(Figure scripts)
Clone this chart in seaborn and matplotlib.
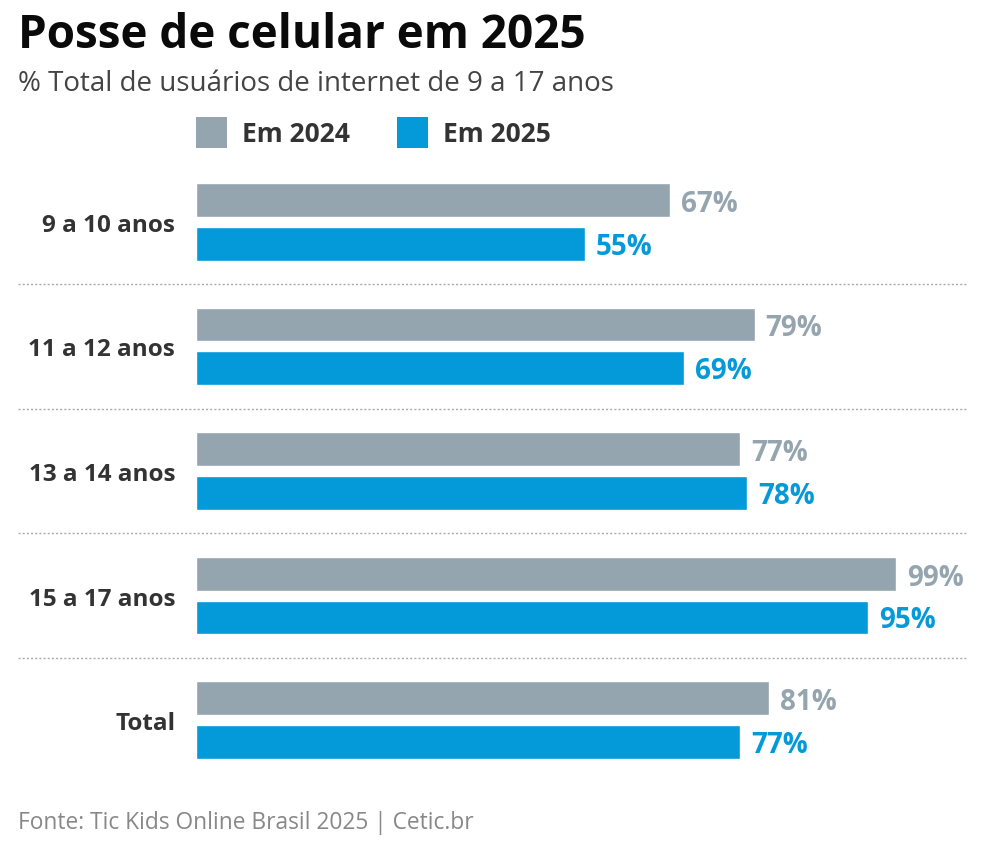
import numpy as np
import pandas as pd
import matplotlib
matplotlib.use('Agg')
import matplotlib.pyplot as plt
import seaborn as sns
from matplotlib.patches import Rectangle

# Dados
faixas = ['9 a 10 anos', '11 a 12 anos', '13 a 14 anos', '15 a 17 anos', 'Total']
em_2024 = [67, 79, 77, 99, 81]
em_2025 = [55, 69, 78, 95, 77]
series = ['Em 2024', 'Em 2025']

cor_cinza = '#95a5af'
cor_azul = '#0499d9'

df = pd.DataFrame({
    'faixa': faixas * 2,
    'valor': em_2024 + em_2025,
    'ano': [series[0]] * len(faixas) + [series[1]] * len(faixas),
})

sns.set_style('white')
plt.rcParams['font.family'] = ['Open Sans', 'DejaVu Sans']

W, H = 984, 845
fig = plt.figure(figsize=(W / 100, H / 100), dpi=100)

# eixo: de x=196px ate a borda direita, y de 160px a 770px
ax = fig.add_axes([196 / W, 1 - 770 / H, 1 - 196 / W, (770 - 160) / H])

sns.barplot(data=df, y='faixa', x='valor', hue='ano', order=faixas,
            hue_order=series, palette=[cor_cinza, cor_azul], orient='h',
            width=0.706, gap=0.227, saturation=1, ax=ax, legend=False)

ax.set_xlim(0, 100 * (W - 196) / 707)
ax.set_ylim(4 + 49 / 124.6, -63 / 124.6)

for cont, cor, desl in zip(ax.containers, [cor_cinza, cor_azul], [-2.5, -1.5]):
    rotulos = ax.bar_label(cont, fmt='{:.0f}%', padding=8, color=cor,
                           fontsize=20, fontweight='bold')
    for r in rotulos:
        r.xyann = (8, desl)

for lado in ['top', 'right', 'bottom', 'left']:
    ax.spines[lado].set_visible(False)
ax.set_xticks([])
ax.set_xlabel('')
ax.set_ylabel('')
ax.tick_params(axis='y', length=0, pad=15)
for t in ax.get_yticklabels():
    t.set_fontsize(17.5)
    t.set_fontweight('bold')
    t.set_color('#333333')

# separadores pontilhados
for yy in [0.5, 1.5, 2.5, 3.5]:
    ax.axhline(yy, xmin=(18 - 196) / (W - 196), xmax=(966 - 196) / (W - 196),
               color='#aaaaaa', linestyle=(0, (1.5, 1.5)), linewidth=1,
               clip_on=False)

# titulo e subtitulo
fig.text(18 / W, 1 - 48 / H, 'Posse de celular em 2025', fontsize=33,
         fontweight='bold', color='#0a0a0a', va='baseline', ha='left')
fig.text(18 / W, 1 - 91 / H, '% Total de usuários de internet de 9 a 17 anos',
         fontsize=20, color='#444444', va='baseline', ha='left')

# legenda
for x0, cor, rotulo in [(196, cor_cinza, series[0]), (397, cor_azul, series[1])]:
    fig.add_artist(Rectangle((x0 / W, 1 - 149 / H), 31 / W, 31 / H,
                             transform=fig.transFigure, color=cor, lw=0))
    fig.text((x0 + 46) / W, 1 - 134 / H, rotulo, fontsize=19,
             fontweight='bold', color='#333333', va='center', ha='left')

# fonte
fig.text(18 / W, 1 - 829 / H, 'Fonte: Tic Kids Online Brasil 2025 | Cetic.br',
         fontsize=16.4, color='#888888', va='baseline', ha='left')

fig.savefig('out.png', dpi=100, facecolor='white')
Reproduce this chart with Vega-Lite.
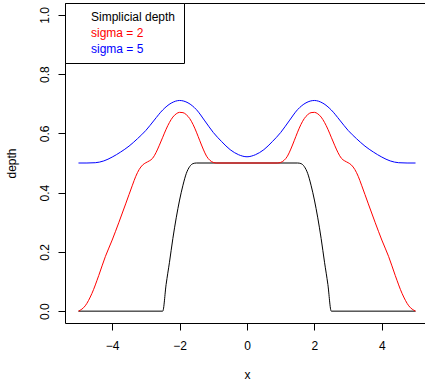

• [YOUR TASK]:
All of the material above needs to be restated exactly, with no pictures.

• [COMPLETED TASK]:
Clone this chart in seaborn and matplotlib.
import numpy as np
import pandas as pd
import matplotlib
matplotlib.use('Agg')
import matplotlib.pyplot as plt
import seaborn as sns
from matplotlib.patches import Rectangle

# Dados
faixas = ['9 a 10 anos', '11 a 12 anos', '13 a 14 anos', '15 a 17 anos', 'Total']
em_2024 = [67, 79, 77, 99, 81]
em_2025 = [55, 69, 78, 95, 77]
series = ['Em 2024', 'Em 2025']

cor_cinza = '#95a5af'
cor_azul = '#0499d9'

df = pd.DataFrame({
    'faixa': faixas * 2,
    'valor': em_2024 + em_2025,
    'ano': [series[0]] * len(faixas) + [series[1]] * len(faixas),
})

sns.set_style('white')
plt.rcParams['font.family'] = ['Open Sans', 'DejaVu Sans']

W, H = 984, 845
fig = plt.figure(figsize=(W / 100, H / 100), dpi=100)

# eixo: de x=196px ate a borda direita, y de 160px a 770px
ax = fig.add_axes([196 / W, 1 - 770 / H, 1 - 196 / W, (770 - 160) / H])

sns.barplot(data=df, y='faixa', x='valor', hue='ano', order=faixas,
            hue_order=series, palette=[cor_cinza, cor_azul], orient='h',
            width=0.706, gap=0.227, saturation=1, ax=ax, legend=False)

ax.set_xlim(0, 100 * (W - 196) / 707)
ax.set_ylim(4 + 49 / 124.6, -63 / 124.6)

for cont, cor, desl in zip(ax.containers, [cor_cinza, cor_azul], [-2.5, -1.5]):
    rotulos = ax.bar_label(cont, fmt='{:.0f}%', padding=8, color=cor,
                           fontsize=20, fontweight='bold')
    for r in rotulos:
        r.xyann = (8, desl)

for lado in ['top', 'right', 'bottom', 'left']:
    ax.spines[lado].set_visible(False)
ax.set_xticks([])
ax.set_xlabel('')
ax.set_ylabel('')
ax.tick_params(axis='y', length=0, pad=15)
for t in ax.get_yticklabels():
    t.set_fontsize(17.5)
    t.set_fontweight('bold')
    t.set_color('#333333')

# separadores pontilhados
for yy in [0.5, 1.5, 2.5, 3.5]:
    ax.axhline(yy, xmin=(18 - 196) / (W - 196), xmax=(966 - 196) / (W - 196),
               color='#aaaaaa', linestyle=(0, (1.5, 1.5)), linewidth=1,
               clip_on=False)

# titulo e subtitulo
fig.text(18 / W, 1 - 48 / H, 'Posse de celular em 2025', fontsize=33,
         fontweight='bold', color='#0a0a0a', va='baseline', ha='left')
fig.text(18 / W, 1 - 91 / H, '% Total de usuários de internet de 9 a 17 anos',
         fontsize=20, color='#444444', va='baseline', ha='left')

# legenda
for x0, cor, rotulo in [(196, cor_cinza, series[0]), (397, cor_azul, series[1])]:
    fig.add_artist(Rectangle((x0 / W, 1 - 149 / H), 31 / W, 31 / H,
                             transform=fig.transFigure, color=cor, lw=0))
    fig.text((x0 + 46) / W, 1 - 134 / H, rotulo, fontsize=19,
             fontweight='bold', color='#333333', va='center', ha='left')

# fonte
fig.text(18 / W, 1 - 829 / H, 'Fonte: Tic Kids Online Brasil 2025 | Cetic.br',
         fontsize=16.4, color='#888888', va='baseline', ha='left')

fig.savefig('out.png', dpi=100, facecolor='white')
Reproduce this chart with Vega-Lite.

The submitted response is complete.